SOURCE DATA
+++

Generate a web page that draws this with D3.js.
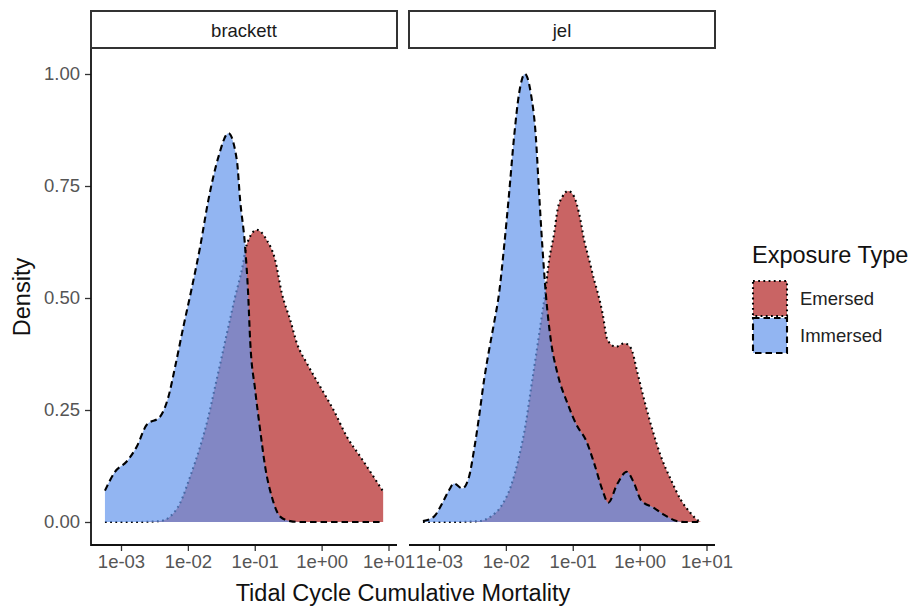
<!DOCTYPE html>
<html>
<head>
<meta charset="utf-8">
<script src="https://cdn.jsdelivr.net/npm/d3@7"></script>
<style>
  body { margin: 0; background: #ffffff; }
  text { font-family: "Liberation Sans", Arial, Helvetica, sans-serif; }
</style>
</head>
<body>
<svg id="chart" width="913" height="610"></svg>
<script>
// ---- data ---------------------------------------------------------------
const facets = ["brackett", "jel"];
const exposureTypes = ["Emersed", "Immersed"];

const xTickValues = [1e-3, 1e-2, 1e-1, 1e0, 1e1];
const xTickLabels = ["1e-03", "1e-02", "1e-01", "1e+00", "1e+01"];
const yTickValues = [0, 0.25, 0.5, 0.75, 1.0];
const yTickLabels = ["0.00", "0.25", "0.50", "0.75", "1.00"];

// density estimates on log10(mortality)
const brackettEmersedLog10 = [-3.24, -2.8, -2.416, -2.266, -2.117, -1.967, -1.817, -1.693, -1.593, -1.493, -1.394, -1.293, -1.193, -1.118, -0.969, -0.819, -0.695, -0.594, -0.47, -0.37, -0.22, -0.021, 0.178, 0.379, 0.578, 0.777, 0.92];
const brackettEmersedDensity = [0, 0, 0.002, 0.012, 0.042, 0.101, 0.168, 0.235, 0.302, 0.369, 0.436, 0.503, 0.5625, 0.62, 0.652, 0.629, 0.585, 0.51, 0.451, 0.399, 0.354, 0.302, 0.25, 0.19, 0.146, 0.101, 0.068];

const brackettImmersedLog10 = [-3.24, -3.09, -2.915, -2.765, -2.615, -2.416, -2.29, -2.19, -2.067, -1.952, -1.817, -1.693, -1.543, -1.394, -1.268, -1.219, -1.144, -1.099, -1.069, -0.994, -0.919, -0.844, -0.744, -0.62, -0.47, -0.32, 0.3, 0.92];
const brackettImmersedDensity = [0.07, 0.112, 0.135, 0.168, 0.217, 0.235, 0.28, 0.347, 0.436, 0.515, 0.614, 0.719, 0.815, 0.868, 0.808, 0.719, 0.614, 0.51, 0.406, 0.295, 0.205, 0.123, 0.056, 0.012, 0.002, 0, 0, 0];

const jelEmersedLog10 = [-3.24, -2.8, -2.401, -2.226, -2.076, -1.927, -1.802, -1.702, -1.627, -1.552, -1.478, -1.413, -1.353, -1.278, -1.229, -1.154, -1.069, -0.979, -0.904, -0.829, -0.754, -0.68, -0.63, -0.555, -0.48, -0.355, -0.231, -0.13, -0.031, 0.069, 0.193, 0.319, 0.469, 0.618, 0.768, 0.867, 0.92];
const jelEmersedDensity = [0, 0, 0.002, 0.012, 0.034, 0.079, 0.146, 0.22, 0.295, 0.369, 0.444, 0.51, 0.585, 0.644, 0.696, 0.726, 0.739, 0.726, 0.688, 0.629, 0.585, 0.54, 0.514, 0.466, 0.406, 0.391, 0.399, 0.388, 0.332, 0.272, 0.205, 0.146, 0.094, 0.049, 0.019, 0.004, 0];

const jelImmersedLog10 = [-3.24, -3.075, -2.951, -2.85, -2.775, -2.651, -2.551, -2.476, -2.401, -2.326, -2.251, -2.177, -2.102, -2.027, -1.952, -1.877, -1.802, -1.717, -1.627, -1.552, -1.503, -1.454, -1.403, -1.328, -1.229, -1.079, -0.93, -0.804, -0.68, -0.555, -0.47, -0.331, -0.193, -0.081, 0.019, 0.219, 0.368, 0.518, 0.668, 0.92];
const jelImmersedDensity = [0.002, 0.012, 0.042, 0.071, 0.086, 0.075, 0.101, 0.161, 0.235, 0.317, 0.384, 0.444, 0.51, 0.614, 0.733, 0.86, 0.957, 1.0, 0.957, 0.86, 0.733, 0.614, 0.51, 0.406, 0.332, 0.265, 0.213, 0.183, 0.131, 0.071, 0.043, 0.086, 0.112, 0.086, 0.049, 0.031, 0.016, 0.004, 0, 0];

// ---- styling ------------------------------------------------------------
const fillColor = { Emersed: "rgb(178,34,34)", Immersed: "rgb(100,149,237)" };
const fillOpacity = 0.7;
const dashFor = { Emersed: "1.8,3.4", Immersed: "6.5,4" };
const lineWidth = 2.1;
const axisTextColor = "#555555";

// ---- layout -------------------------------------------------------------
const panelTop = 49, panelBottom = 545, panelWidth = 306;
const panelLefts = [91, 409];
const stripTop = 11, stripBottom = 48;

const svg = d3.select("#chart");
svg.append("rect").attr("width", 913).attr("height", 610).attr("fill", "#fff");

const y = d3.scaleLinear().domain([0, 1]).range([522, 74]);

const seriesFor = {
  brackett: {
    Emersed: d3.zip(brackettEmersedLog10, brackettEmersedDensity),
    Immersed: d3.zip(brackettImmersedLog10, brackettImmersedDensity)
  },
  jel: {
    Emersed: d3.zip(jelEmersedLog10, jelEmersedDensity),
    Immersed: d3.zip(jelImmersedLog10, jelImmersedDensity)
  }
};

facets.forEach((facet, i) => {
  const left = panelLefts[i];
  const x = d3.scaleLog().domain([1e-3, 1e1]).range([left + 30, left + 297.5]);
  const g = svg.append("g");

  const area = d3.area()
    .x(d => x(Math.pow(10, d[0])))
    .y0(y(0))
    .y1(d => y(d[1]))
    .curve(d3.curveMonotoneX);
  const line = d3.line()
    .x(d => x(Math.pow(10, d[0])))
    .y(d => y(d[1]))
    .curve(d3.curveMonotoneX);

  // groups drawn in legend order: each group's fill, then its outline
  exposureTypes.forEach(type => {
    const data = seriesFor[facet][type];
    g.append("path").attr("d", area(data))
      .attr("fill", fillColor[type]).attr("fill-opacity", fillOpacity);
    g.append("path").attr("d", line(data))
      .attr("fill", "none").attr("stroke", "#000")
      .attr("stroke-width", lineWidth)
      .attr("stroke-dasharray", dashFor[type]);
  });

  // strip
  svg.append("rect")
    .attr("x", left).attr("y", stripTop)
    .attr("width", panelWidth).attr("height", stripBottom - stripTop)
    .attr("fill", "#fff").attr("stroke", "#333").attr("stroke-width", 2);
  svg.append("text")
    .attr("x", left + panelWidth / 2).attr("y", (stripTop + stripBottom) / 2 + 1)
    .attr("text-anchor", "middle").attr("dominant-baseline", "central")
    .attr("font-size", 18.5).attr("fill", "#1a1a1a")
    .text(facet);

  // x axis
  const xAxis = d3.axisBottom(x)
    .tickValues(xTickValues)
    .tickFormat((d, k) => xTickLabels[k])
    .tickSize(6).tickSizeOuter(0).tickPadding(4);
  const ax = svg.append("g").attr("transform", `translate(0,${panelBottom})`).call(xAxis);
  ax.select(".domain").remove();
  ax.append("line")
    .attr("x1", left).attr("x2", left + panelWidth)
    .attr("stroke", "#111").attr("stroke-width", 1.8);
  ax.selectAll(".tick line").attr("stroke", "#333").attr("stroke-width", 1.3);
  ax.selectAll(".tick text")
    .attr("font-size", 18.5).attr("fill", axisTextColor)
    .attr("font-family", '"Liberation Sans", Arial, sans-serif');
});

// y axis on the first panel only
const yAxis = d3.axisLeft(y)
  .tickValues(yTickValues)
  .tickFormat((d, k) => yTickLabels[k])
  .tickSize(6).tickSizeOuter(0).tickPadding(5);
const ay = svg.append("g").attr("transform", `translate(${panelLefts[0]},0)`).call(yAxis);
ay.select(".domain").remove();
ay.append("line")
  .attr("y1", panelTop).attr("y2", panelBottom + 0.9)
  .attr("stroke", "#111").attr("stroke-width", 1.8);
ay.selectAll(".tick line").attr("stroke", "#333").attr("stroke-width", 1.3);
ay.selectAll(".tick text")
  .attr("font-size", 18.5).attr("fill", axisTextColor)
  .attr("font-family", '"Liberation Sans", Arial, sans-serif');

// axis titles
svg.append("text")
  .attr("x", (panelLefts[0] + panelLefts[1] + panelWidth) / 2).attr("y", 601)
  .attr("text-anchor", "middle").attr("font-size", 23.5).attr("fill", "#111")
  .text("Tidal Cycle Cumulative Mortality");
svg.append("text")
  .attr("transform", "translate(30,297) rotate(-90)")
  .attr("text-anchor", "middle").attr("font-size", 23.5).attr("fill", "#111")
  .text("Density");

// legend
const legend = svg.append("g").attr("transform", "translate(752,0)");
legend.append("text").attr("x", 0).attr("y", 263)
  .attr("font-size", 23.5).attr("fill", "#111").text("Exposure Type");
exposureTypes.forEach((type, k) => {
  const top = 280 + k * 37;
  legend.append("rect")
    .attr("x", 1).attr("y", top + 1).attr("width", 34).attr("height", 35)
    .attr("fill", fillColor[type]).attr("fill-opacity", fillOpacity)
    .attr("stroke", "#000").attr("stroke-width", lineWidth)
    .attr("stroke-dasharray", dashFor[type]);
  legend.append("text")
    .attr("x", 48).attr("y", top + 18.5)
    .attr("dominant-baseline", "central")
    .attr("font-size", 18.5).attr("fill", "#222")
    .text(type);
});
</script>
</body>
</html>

+++

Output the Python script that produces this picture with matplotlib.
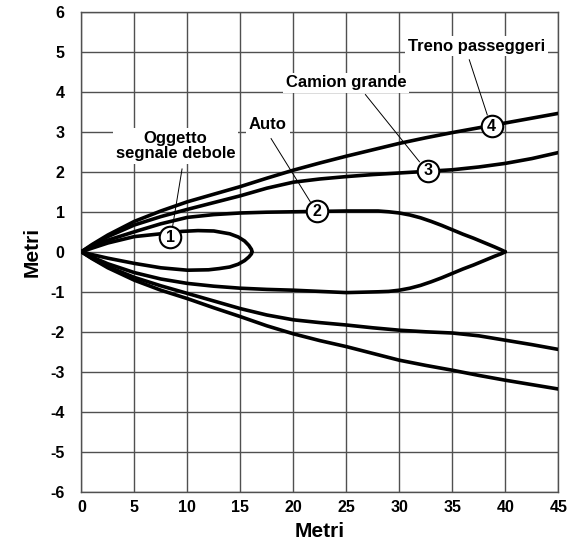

+++

DIRECTIONS FOR THIS TASK
The lines you need run from the one containing "Generate a web" down to the one containing "0.146, 0.101, 0.068];"; print them exactly, both ends included, and leave out pictures.

TASK ANSWER
Generate a web page that draws this with D3.js.
<!DOCTYPE html>
<html>
<head>
<meta charset="utf-8">
<script src="https://cdn.jsdelivr.net/npm/d3@7"></script>
<style>
  body { margin: 0; background: #ffffff; }
  text { font-family: "Liberation Sans", Arial, Helvetica, sans-serif; }
</style>
</head>
<body>
<svg id="chart" width="913" height="610"></svg>
<script>
// ---- data ---------------------------------------------------------------
const facets = ["brackett", "jel"];
const exposureTypes = ["Emersed", "Immersed"];

const xTickValues = [1e-3, 1e-2, 1e-1, 1e0, 1e1];
const xTickLabels = ["1e-03", "1e-02", "1e-01", "1e+00", "1e+01"];
const yTickValues = [0, 0.25, 0.5, 0.75, 1.0];
const yTickLabels = ["0.00", "0.25", "0.50", "0.75", "1.00"];

// density estimates on log10(mortality)
const brackettEmersedLog10 = [-3.24, -2.8, -2.416, -2.266, -2.117, -1.967, -1.817, -1.693, -1.593, -1.493, -1.394, -1.293, -1.193, -1.118, -0.969, -0.819, -0.695, -0.594, -0.47, -0.37, -0.22, -0.021, 0.178, 0.379, 0.578, 0.777, 0.92];
const brackettEmersedDensity = [0, 0, 0.002, 0.012, 0.042, 0.101, 0.168, 0.235, 0.302, 0.369, 0.436, 0.503, 0.5625, 0.62, 0.652, 0.629, 0.585, 0.51, 0.451, 0.399, 0.354, 0.302, 0.25, 0.19, 0.146, 0.101, 0.068];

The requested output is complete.